= Livestock keepers' rights =

Livestock Keepers' Rights are a bundle of rights that would support the survival of small-scale livestock keepers such as pastoralists, smallholders and family farms in a general policy environment that favours large-scale industrial modes of livestock production. In the context of the current anti-livestock agenda and the claim by commercial interests that livestock will be eliminated by 2035, they are gaining added traction.

The term "Livestock Keepers' Rights" was coined during the World Food Summit in 2002 by civil society attending the Forum for Food Sovereignty to flag the role of livestock keepers in animal genetic resource management. It alluded to "Farmers' Rights" as known from the International Treaty on Plant Genetic Resources for Food and Agriculture that had been recently concluded.

== Background ==

Between 2003 and 2007, a large number of grassroots consultations were carried out by and with livestock-keeping communities to define the term more closely. These consultations took place in Kenya ("Karen Commitment"), India, Italy ("Bellagio Brief") and Ethiopia ("Addis Résumé") and involved about 500 representatives of livestock keeping communities from Africa, Asia, Latin America and Europe. They identified 7 cornerstones of "Livestock Keepers' Rights" that would enable livestock keepers to continue playing their role as guardians of biological diversity.

During this process, Livestock Keepers’ Rights were elaborated into a much more comprehensive concept than Farmers’ Rights. Rather than representing legal rights, they correspond to development principles that would help livestock keepers continue to conserve biodiversity and animal genetic resources.

== Principles and Rights ==
During a workshop with legal experts held in Kalk Bay, South Africa in December 2008, the rights were further refined and subdivided into principles and rights:

Principle 1: Livestock Keepers are creators of breeds and custodians of animal genetic resources for food and agriculture.

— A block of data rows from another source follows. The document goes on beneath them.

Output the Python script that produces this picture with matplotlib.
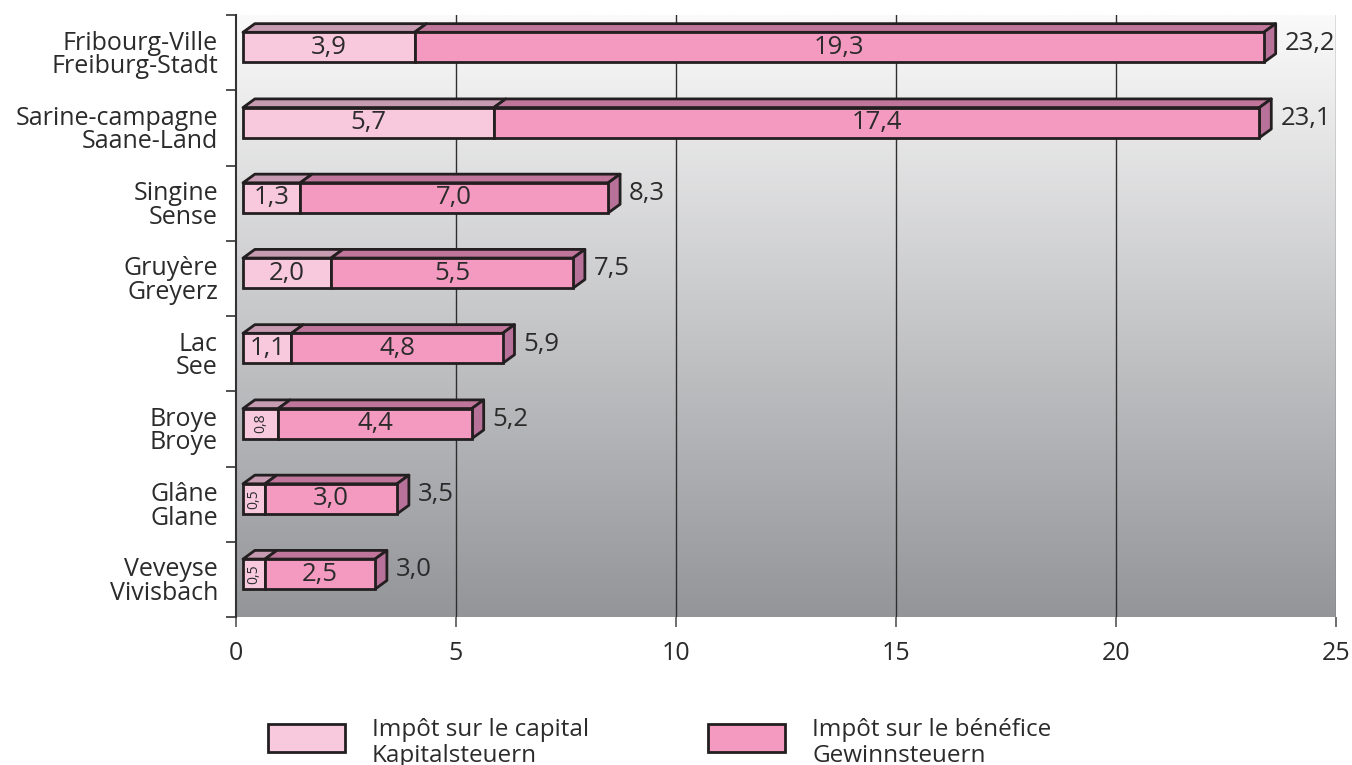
import matplotlib
matplotlib.use('Agg')
import matplotlib.pyplot as plt
import numpy as np
from matplotlib.patches import Polygon, Rectangle
from matplotlib.transforms import ScaledTranslation
from matplotlib.colors import LinearSegmentedColormap

plt.rcParams['font.family'] = ['Open Sans', 'DejaVu Sans']

categories = ["Fribourg-Ville\nFreiburg-Stadt", "Sarine-campagne\nSaane-Land", "Singine\nSense",
              "Gruyère\nGreyerz", "Lac\nSee", "Broye\nBroye", "Glâne\nGlane", "Veveyse\nVivisbach"]
capital = [3.9, 5.7, 1.3, 2.0, 1.1, 0.8, 0.5, 0.5]
benefice = [19.3, 17.4, 7.0, 5.5, 4.8, 4.4, 3.0, 2.5]
xticks = [0, 5, 10, 15, 20, 25]
legend_labels = ["Impôt sur le capital\nKapitalsteuern", "Impôt sur le bénéfice\nGewinnsteuern"]

# styles
col_cap, col_ben = '#f8c9dd', '#f49ac1'
top_cap, top_ben = '#c79bb1', '#c0759b'
side_col = '#b8729a'
edge = '#231f20'
lw = 2.0
txt = '#2b2b2b'

W, H = 1352, 765
fig = plt.figure(figsize=(W / 100, H / 100), dpi=100)
ax = fig.add_axes([236 / W, 1 - 617 / H, 1100 / W, 602 / H])

# background gradient
grad = np.linspace(0, 1, 256).reshape(-1, 1)
cmap = LinearSegmentedColormap.from_list('bg', ['#fafafa', '#949599'])
ax.imshow(grad, extent=[0, 1, 0, 1], transform=ax.transAxes, cmap=cmap, aspect='auto', zorder=0)

n = len(categories)
ax.set_xlim(xticks[0], xticks[-1])
ax.set_ylim(n - 0.5, -0.5)

for x in xticks[1:]:
    ax.axvline(x, color='#2f2f2f' if x != xticks[-1] else '#6a6a6a', lw=1.0, zorder=1)

off = ax.transData + ScaledTranslation(7 / 100, 0, fig.dpi_scale_trans)
h = 0.40
dx = 0.27
dy = 0.115
shift = -0.07

def fmt(v):
    return f"{v:.1f}".replace('.', ',')

ypos = np.arange(n) + shift
bars_c = ax.barh(ypos, capital, height=h, left=0, color=col_cap, edgecolor=edge, linewidth=lw, zorder=4)
bars_b = ax.barh(ypos, benefice, height=h, left=capital, color=col_ben, edgecolor=edge, linewidth=lw, zorder=4)
for r in list(bars_c) + list(bars_b):
    r.set_transform(off)

for i, (c, b) in enumerate(zip(capital, benefice)):
    yc = ypos[i]
    top = yc - h / 2
    bot = yc + h / 2
    for x0, x1, tc in [(0, c, top_cap), (c, c + b, top_ben)]:
        ax.add_patch(Polygon([(x0, top), (x1, top), (x1 + dx, top - dy), (x0 + dx, top - dy)], closed=True,
                             fc=tc, ec=edge, lw=lw, transform=off, zorder=3, joinstyle='round'))
    tot = c + b
    ax.add_patch(Polygon([(tot, top), (tot + dx, top - dy), (tot + dx, bot - dy), (tot, bot)], closed=True,
                         fc=side_col, ec=edge, lw=lw, transform=off, zorder=3, joinstyle='round'))
    # inside labels
    for x0, v in [(0, c), (c, b)]:
        if v < 1:
            ax.text(x0 + v / 2, yc, fmt(v), rotation=90, ha='center', va='center', fontsize=10,
                    color=txt, transform=off, zorder=5)
        else:
            ax.text(x0 + v / 2, yc, fmt(v), ha='center', va='center', fontsize=18.5,
                    color=txt, transform=off, zorder=5)
    ax.text(tot + dx, yc - dy / 2, fmt(tot), ha='left', va='center', fontsize=18.5, color=txt,
            transform=off + ScaledTranslation(9 / 100, 0, fig.dpi_scale_trans), zorder=5)

# axes styling
for s in ['top', 'right', 'bottom']:
    ax.spines[s].set_visible(False)
ax.spines['left'].set_color('#333333')
ax.spines['left'].set_linewidth(1.5)
ax.spines['left'].set_zorder(6)

ax.set_yticks(np.arange(n + 1) - 0.5)
ax.set_yticklabels([])
ax.set_yticks(np.arange(n), minor=True)
ax.set_yticklabels(categories, minor=True, fontsize=18, color=txt, linespacing=0.92)
ax.tick_params(axis='y', which='major', direction='out', length=7.5, width=1.2, color='#333333')
ax.tick_params(axis='y', which='minor', length=0, pad=13)

ax.set_xticks(xticks)
ax.set_xticklabels([str(x) for x in xticks], fontsize=18, color=txt)
ax.tick_params(axis='x', direction='out', length=7.5, width=1.2, color='#555555', pad=10)

# legend
for k, (lab, fc) in enumerate(zip(legend_labels, [col_cap, col_ben])):
    x0 = [268, 708][k]
    fig.patches.append(Rectangle((x0 / W, 1 - 752 / H), 77 / W, 28 / H, transform=fig.transFigure,
                                 fc=fc, ec=edge, lw=2.0))
    fig.text((x0 + 104) / W, 1 - 743 / H, lab, ha='left', va='center', fontsize=17.5, color=txt,
             linespacing=1.08)

fig.savefig('out.png', dpi=100)
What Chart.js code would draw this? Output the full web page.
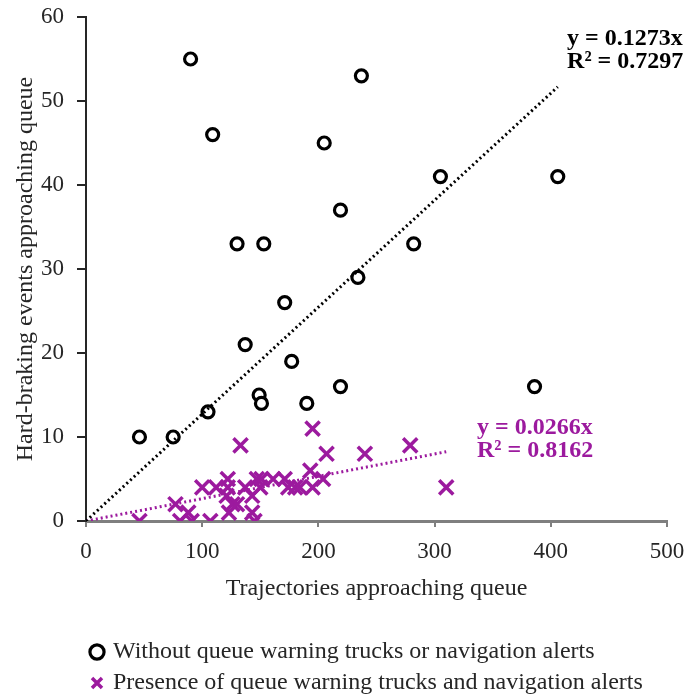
<!DOCTYPE html>
<html>
<head>
<meta charset="utf-8">
<script src="https://cdn.jsdelivr.net/npm/chart.js@4.4.1/dist/chart.umd.min.js"></script>
<style>
    html, body { margin: 0; padding: 0; background: #fff; }
</style>
</head>
<body>
<canvas id="queueChart" width="689" height="694"></canvas>
<script>
// Without queue warning trucks or navigation alerts
const noAlertX = [90, 237, 109, 205, 305, 406, 219, 130, 153, 282, 234, 171, 137, 177, 386, 219, 149, 151, 190, 105, 46, 75];
const noAlertY = [55, 53, 46, 45, 41, 41, 37, 33, 33, 33, 29, 26, 21, 19, 16, 16, 15, 14, 14, 13, 10, 10];

// Presence of queue warning trucks and navigation alerts
const alertX = [46, 77, 81, 88, 91, 107, 100, 112, 122, 122, 121, 126, 123, 130, 133, 137, 143, 143, 145, 147, 151, 150, 161, 171, 174, 180, 184, 193, 195, 195, 204, 207, 240, 279, 310];
const alertY = [0, 2, 0, 1, 0, 0, 4, 4, 5, 4, 3, 2, 1, 2, 9, 4, 3, 1, 0, 5, 5, 4, 5, 5, 4, 4, 4, 6, 11, 4, 5, 8, 8, 9, 4];

// Linear trendlines through the origin (Excel)
const slopes = [0.1273, 0.0266];
const rSquared = ['0.7297', '0.8162'];

const seriesNames = [
    'Without queue warning trucks or navigation alerts',
    'Presence of queue warning trucks and navigation alerts'
];
const xTicks = [0, 100, 200, 300, 400, 500];
const yTicks = [0, 10, 20, 30, 40, 50, 60];

const BLACK = '#000000';
const PURPLE = '#9c1a9e';
const TEXT = '#262626';
const FONT = "'Liberation Serif', 'Times New Roman', serif";

function toPoints(xs, ys) {
    return xs.map((x, i) => ({ x: x, y: ys[i] }));
}

function trendPoints(slope, xs) {
    const xEnd = Math.max(...xs);
    return [{ x: 0, y: 0 }, { x: xEnd, y: slope * xEnd }];
}

// Draws the trendline equations next to their lines
const trendLabelPlugin = {
    id: 'trendLabels',
    afterDatasetsDraw(chart, args, opts) {
        const { ctx, scales: { x, y } } = chart;
        ctx.save();
        ctx.font = 'bold 24px ' + FONT;
        ctx.textAlign = 'left';
        ctx.textBaseline = 'middle';
        opts.items.forEach(item => {
            const px = x.getPixelForValue(item.x);
            const py = y.getPixelForValue(item.y);
            ctx.fillStyle = item.color;
            item.lines.forEach((line, i) => {
                ctx.fillText(line, px, py + i * 23);
            });
        });
        ctx.restore();
    }
};

const ctx = document.getElementById('queueChart').getContext('2d');
const queueChart = new Chart(ctx, {
    type: 'scatter',
    data: {
        datasets: [
            {
                label: seriesNames[0],
                data: toPoints(noAlertX, noAlertY),
                pointStyle: 'circle',
                pointRadius: 6,
                pointBorderWidth: 3.2,
                borderColor: BLACK,
                backgroundColor: '#ffffff',
                order: 1
            },
            {
                label: seriesNames[1],
                data: toPoints(alertX, alertY),
                pointStyle: 'crossRot',
                pointRadius: 10,
                pointBorderWidth: 3.5,
                borderColor: PURPLE,
                backgroundColor: PURPLE,
                order: 2
            },
            {
                label: 'trend1',
                data: trendPoints(slopes[0], noAlertX),
                showLine: true,
                pointRadius: 0,
                borderColor: BLACK,
                borderWidth: 3,
                borderDash: [2, 3],
                order: 0
            },
            {
                label: 'trend2',
                data: trendPoints(slopes[1], alertX),
                showLine: true,
                pointRadius: 0,
                borderColor: PURPLE,
                borderWidth: 3,
                borderDash: [2, 3],
                order: 0
            }
        ]
    },
    options: {
        responsive: false,
        animation: false,
        layout: { padding: 0 },
        scales: {
            x: {
                type: 'linear',
                min: 0,
                max: 500,
                afterBuildTicks: scale => { scale.ticks = xTicks.map(v => ({ value: v })); },
                afterFit: scale => {
                    scale.height = 112;
                    scale.paddingLeft = 0;
                    scale.paddingRight = 22;
                },
                ticks: { font: { family: FONT, size: 23 }, color: TEXT, padding: 11 },
                grid: { drawOnChartArea: false, tickLength: 6, color: '#7f7f7f', lineWidth: 2 },
                border: { color: '#7f7f7f', width: 3 },
                title: {
                    display: true,
                    text: 'Trajectories approaching queue',
                    font: { family: FONT, size: 24 },
                    color: TEXT,
                    padding: { top: 0, bottom: 30 }
                }
            },
            y: {
                min: 0,
                max: 60,
                afterBuildTicks: scale => { scale.ticks = yTicks.map(v => ({ value: v })); },
                afterFit: scale => {
                    scale.width = 86;
                    scale.paddingTop = 17;
                    scale.paddingBottom = 0;
                },
                ticks: { font: { family: FONT, size: 23 }, color: TEXT, padding: 13 },
                grid: { drawOnChartArea: false, tickLength: 9, color: '#262626', lineWidth: 2 },
                border: { color: '#262626', width: 2 },
                title: {
                    display: true,
                    text: 'Hard-braking events approaching queue',
                    font: { family: FONT, size: 24 },
                    color: TEXT,
                    padding: { top: 11, bottom: 0 }
                }
            }
        },
        plugins: {
            legend: {
                position: 'bottom',
                align: 'start',
                fullSize: false,
                maxHeight: 61,
                labels: {
                    usePointStyle: true,
                    boxWidth: 8,
                    boxHeight: 10,
                    padding: 7,
                    color: TEXT,
                    font: { family: FONT, size: 24 },
                    filter: item => item.datasetIndex < 2
                }
            },
            tooltip: { enabled: false },
            trendLabels: {
                items: [
                    { lines: ['y = ' + slopes[0] + 'x', 'R² = ' + rSquared[0]], x: 414, y: 57.4, color: BLACK },
                    { lines: ['y = ' + slopes[1] + 'x', 'R² = ' + rSquared[1]], x: 336.5, y: 11.1, color: PURPLE }
                ]
            }
        }
    },
    plugins: [trendLabelPlugin]
});
</script>
</body>
</html>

Principle 2: Livestock Keepers and the sustainable use of traditional breeds are dependent on the conservation of their respective ecosystems.

Principle 3: Traditional breeds represent collective property, products of indigenous knowledge and cultural expression of Livestock Keepers.

Based on these principles articulated and implicit in existing legal instruments and international agreements, Livestock Keepers from traditional livestock keeping communities and/or adhering to ecological principles of animal production, shall be given the following Livestock Keepers' Rights:

1. Livestock Keepers have the right to make breeding decisions and breed the breeds they maintain.
2. Livestock Keepers shall have the right to participate in policy formulation and implementation processes on animal genetic resources for food and agriculture.
3. Livestock Keepers shall have the right to appropriate training and capacity building and equal access to relevant services enabling and supporting them to raise livestock and to better process and market their products.
4. Livestock Keepers shall have the right to participate in the identification of research needs and research design with respect to their genetic resources, as is mandated by the principle of Prior Informed Consent.
5. Livestock Keepers shall have the right to effectively access information on issues related to their local breeds and livestock diversity.

== Declaration on Rights ==

The workshop also resulted in a Declaration on Livestock Keepers Rights that references the individual principles and rights to existing international legal frameworks such as the UN Convention on Biological Diversity, the United Nations Convention to Combat Desertification, the Global Plan of Action for Animal Genetic Resources and the Interlaken Declaration on Animal Genetic Resources, as well as the Universal Declaration of Human Rights, the International Covenant on Economic, Social and Cultural Rights, the United Nations Declaration on the Rights of Indigenous Peoples, the Convention on the Protection and Promotion of the Diversity of Cultural Expressions, the convention (No. 169) concerning Indigenous and Tribal Peoples in Independent Countries, the Declaration on the Rights of Persons Belonging to National or Ethnic, Religious and Linguistic Minorities, and other pertinent legal agreements.

The Declaration on Livestock Keepers’ Rights was signed by a large number of individuals and organizations. At an International Technical Expert Workshop on Access and Benefit Sharing in Animal Genetic Resources for Food and Agriculture, that was held in Wageningen in the Netherlands from 8–10 December 2010, it was decided that Livestock Keepers’ Rights should be addressed. At another workshop on rights to animal genetic resources that was held in Bern (Switzerland) on 20 June 2011, Livestock Keepers’ Rights were contrasted with Animal Breeders Rights. In July 2011, at a side-event during the 13th session of the Commission on Genetic Resources for Food and Agriculture (CGRFA) held at FAO in Rome, the concept of Livestock Keepers' Rights was introduced and supported by government officials.